Sometimes you need direct make to progress through various phases which may not have a particular file target associated with them. For example the first step might be to extract a compressed tarball of data and run a script over it in preparation for compiling that data into something else. Equally you might need to patch some files or maybe download some data. The general idiom to accomplish this sort of thing is the stamp file.
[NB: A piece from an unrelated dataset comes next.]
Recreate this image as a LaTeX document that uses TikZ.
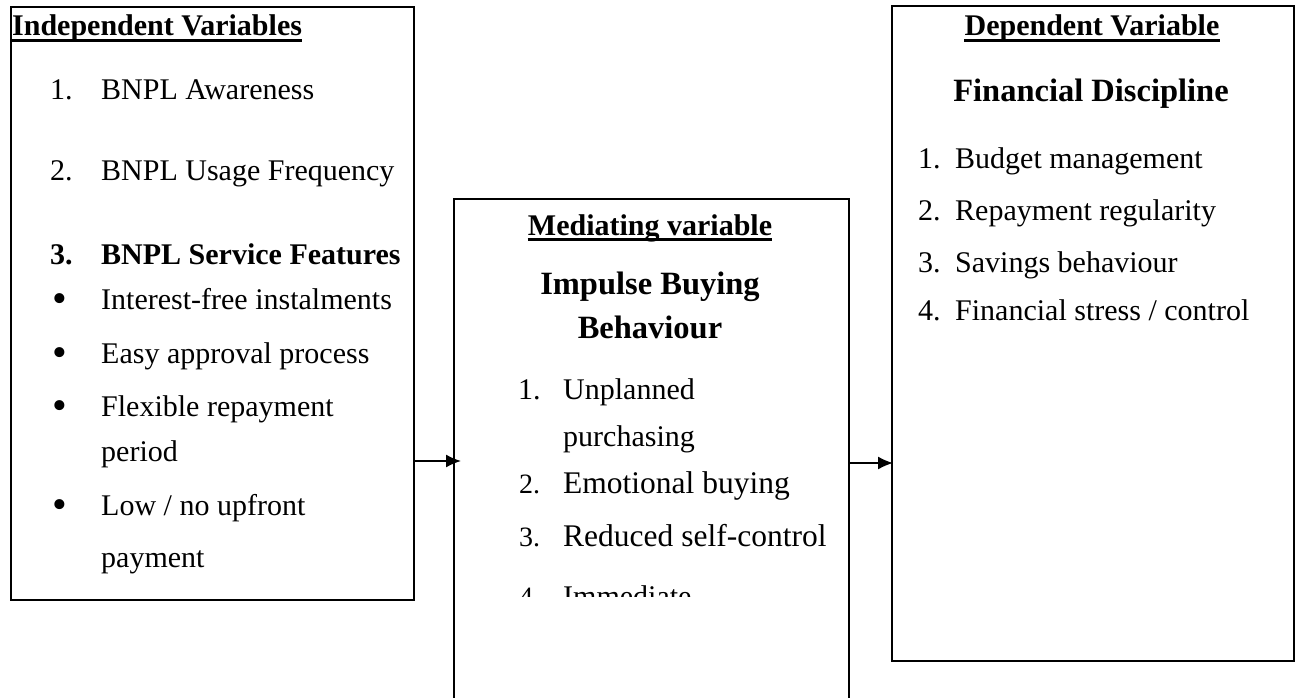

The general principle is to make a phony target that depends on a file called target-stamp. The target-stamp target can then do what it needs to do and simply create a dummy file via touch. This file indicates to make that the phase is complete, and targets that depend on this phase being complete can now depend on the stamp file. A small example follows

all: final

.PHONY: prepare clean

final: prepare
        # run build process

prepare: prepare-phase1-stamp prepare-phase2-stamp

prepare-phase1-stamp:
        # untar data or something
        touch $@

prepare-phase2-stamp: prepare-phase1-stamp
        # run a script or do something else
        touch $@

clean:
        rm -f *-stamp

One place you may notice extensive use of this is the -stamp files in the /debian directory of packages built with CDBS.

posted at: Thu, 27 Sep 2007 11:46 | in /linux/tips | permalink | add comment (2 others)

Posted by James at Thu Sep 27 13:31:14 2007

Actually, a phony target "is one that is not really the name of a file". In this case, that would be final, prepare, and clean.  The other targets all end up being covered by the stamp files.

Posted by James at Thu Sep 27 13:39:45 2007

Oops, you did describe it properly.  Your makefile just doesn't follow the description.